- **PROVIDED DATA**:
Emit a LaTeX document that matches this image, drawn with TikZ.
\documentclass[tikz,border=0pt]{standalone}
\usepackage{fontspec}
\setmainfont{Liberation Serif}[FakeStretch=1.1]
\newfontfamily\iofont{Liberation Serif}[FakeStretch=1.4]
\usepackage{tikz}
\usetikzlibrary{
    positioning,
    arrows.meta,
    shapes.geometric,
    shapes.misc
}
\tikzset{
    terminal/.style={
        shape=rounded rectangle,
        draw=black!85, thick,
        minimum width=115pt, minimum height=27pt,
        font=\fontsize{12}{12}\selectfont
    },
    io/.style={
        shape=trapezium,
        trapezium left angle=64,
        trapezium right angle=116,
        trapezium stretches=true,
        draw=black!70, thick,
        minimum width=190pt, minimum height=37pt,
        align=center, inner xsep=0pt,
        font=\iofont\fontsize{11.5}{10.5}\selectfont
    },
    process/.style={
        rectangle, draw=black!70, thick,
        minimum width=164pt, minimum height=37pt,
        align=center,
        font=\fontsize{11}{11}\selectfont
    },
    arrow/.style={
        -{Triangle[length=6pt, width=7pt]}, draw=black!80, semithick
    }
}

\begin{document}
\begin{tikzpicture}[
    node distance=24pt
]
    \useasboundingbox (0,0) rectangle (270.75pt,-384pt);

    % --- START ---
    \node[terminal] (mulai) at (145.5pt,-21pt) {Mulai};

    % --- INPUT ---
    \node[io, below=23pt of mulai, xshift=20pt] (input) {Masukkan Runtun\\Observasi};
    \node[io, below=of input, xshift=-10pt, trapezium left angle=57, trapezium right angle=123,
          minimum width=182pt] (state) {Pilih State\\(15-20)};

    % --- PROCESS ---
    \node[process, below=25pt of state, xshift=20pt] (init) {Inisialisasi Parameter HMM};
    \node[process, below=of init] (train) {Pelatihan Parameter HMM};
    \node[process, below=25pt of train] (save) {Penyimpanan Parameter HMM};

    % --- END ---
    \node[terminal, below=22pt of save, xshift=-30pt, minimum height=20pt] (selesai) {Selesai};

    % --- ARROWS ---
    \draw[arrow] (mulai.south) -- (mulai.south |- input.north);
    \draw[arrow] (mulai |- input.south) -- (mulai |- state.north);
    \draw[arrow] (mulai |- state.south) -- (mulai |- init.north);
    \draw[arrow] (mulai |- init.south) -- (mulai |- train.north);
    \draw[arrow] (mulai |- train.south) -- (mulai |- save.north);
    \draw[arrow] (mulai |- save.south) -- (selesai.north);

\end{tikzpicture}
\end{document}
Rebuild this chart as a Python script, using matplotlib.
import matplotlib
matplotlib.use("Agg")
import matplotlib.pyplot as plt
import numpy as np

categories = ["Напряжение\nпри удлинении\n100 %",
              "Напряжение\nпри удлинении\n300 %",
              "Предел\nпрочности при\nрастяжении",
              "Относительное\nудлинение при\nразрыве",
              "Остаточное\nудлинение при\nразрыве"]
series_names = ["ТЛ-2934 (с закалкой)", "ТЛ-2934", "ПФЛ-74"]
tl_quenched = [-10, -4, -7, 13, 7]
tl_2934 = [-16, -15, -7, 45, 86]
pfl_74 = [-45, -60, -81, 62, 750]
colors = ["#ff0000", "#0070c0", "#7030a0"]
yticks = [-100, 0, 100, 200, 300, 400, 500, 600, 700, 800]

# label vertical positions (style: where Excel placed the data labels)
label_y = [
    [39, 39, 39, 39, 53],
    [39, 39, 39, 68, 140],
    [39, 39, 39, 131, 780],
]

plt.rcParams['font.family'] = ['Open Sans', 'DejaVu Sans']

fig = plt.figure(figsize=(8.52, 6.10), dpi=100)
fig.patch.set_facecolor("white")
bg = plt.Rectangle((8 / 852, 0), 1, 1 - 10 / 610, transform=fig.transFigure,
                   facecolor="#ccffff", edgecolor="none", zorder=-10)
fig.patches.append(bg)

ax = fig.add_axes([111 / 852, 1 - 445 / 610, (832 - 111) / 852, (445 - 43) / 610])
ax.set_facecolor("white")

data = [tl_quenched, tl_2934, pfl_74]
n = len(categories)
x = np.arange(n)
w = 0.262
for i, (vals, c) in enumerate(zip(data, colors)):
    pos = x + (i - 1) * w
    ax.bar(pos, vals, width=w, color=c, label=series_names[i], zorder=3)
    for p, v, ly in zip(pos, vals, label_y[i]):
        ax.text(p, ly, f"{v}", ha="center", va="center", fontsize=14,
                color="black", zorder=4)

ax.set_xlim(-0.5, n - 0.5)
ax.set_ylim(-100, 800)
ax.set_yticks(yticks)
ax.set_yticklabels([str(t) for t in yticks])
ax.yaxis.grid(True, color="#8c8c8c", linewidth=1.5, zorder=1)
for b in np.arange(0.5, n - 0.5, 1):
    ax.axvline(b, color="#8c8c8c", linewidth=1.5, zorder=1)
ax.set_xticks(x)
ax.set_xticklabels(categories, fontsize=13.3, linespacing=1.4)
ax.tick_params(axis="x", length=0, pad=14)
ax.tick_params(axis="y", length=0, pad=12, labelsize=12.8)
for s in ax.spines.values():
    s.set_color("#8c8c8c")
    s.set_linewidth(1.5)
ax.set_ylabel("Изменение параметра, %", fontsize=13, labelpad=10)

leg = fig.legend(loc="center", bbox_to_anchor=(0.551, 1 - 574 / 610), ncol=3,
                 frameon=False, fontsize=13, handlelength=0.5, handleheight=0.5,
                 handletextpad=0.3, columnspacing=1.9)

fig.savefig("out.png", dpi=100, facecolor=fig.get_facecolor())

- **WHAT IS ASKED**: What is needed here is an exact reproduction of all the entries.

- **FINAL RESULT**:
Emit a LaTeX document that matches this image, drawn with TikZ.
\documentclass[tikz,border=0pt]{standalone}
\usepackage{fontspec}
\setmainfont{Liberation Serif}[FakeStretch=1.1]
\newfontfamily\iofont{Liberation Serif}[FakeStretch=1.4]
\usepackage{tikz}
\usetikzlibrary{
    positioning,
    arrows.meta,
    shapes.geometric,
    shapes.misc
}
\tikzset{
    terminal/.style={
        shape=rounded rectangle,
        draw=black!85, thick,
        minimum width=115pt, minimum height=27pt,
        font=\fontsize{12}{12}\selectfont
    },
    io/.style={
        shape=trapezium,
        trapezium left angle=64,
        trapezium right angle=116,
        trapezium stretches=true,
        draw=black!70, thick,
        minimum width=190pt, minimum height=37pt,
        align=center, inner xsep=0pt,
        font=\iofont\fontsize{11.5}{10.5}\selectfont
    },
    process/.style={
        rectangle, draw=black!70, thick,
        minimum width=164pt, minimum height=37pt,
        align=center,
        font=\fontsize{11}{11}\selectfont
    },
    arrow/.style={
        -{Triangle[length=6pt, width=7pt]}, draw=black!80, semithick
    }
}

\begin{document}
\begin{tikzpicture}[
    node distance=24pt
]
    \useasboundingbox (0,0) rectangle (270.75pt,-384pt);

    % --- START ---
    \node[terminal] (mulai) at (145.5pt,-21pt) {Mulai};

    % --- INPUT ---
    \node[io, below=23pt of mulai, xshift=20pt] (input) {Masukkan Runtun\\Observasi};
    \node[io, below=of input, xshift=-10pt, trapezium left angle=57, trapezium right angle=123,
          minimum width=182pt] (state) {Pilih State\\(15-20)};

    % --- PROCESS ---
    \node[process, below=25pt of state, xshift=20pt] (init) {Inisialisasi Parameter HMM};
    \node[process, below=of init] (train) {Pelatihan Parameter HMM};
    \node[process, below=25pt of train] (save) {Penyimpanan Parameter HMM};

    % --- END ---
    \node[terminal, below=22pt of save, xshift=-30pt, minimum height=20pt] (selesai) {Selesai};

    % --- ARROWS ---
    \draw[arrow] (mulai.south) -- (mulai.south |- input.north);
    \draw[arrow] (mulai |- input.south) -- (mulai |- state.north);
    \draw[arrow] (mulai |- state.south) -- (mulai |- init.north);
    \draw[arrow] (mulai |- init.south) -- (mulai |- train.north);
    \draw[arrow] (mulai |- train.south) -- (mulai |- save.north);
    \draw[arrow] (mulai |- save.south) -- (selesai.north);

\end{tikzpicture}
\end{document}
Rebuild this chart as a Python script, using matplotlib.
import matplotlib
matplotlib.use("Agg")
import matplotlib.pyplot as plt
import numpy as np

categories = ["Напряжение\nпри удлинении\n100 %",
              "Напряжение\nпри удлинении\n300 %",
              "Предел\nпрочности при\nрастяжении",
              "Относительное\nудлинение при\nразрыве",
              "Остаточное\nудлинение при\nразрыве"]
series_names = ["ТЛ-2934 (с закалкой)", "ТЛ-2934", "ПФЛ-74"]
tl_quenched = [-10, -4, -7, 13, 7]
tl_2934 = [-16, -15, -7, 45, 86]
pfl_74 = [-45, -60, -81, 62, 750]
colors = ["#ff0000", "#0070c0", "#7030a0"]
yticks = [-100, 0, 100, 200, 300, 400, 500, 600, 700, 800]

# label vertical positions (style: where Excel placed the data labels)
label_y = [
    [39, 39, 39, 39, 53],
    [39, 39, 39, 68, 140],
    [39, 39, 39, 131, 780],
]

plt.rcParams['font.family'] = ['Open Sans', 'DejaVu Sans']

fig = plt.figure(figsize=(8.52, 6.10), dpi=100)
fig.patch.set_facecolor("white")
bg = plt.Rectangle((8 / 852, 0), 1, 1 - 10 / 610, transform=fig.transFigure,
                   facecolor="#ccffff", edgecolor="none", zorder=-10)
fig.patches.append(bg)

ax = fig.add_axes([111 / 852, 1 - 445 / 610, (832 - 111) / 852, (445 - 43) / 610])
ax.set_facecolor("white")

data = [tl_quenched, tl_2934, pfl_74]
n = len(categories)
x = np.arange(n)
w = 0.262
for i, (vals, c) in enumerate(zip(data, colors)):
    pos = x + (i - 1) * w
    ax.bar(pos, vals, width=w, color=c, label=series_names[i], zorder=3)
    for p, v, ly in zip(pos, vals, label_y[i]):
        ax.text(p, ly, f"{v}", ha="center", va="center", fontsize=14,
                color="black", zorder=4)

ax.set_xlim(-0.5, n - 0.5)
ax.set_ylim(-100, 800)
ax.set_yticks(yticks)
ax.set_yticklabels([str(t) for t in yticks])
ax.yaxis.grid(True, color="#8c8c8c", linewidth=1.5, zorder=1)
for b in np.arange(0.5, n - 0.5, 1):
    ax.axvline(b, color="#8c8c8c", linewidth=1.5, zorder=1)
ax.set_xticks(x)
ax.set_xticklabels(categories, fontsize=13.3, linespacing=1.4)
ax.tick_params(axis="x", length=0, pad=14)
ax.tick_params(axis="y", length=0, pad=12, labelsize=12.8)
for s in ax.spines.values():
    s.set_color("#8c8c8c")
    s.set_linewidth(1.5)
ax.set_ylabel("Изменение параметра, %", fontsize=13, labelpad=10)

leg = fig.legend(loc="center", bbox_to_anchor=(0.551, 1 - 574 / 610), ncol=3,
                 frameon=False, fontsize=13, handlelength=0.5, handleheight=0.5,
                 handletextpad=0.3, columnspacing=1.9)

fig.savefig("out.png", dpi=100, facecolor=fig.get_facecolor())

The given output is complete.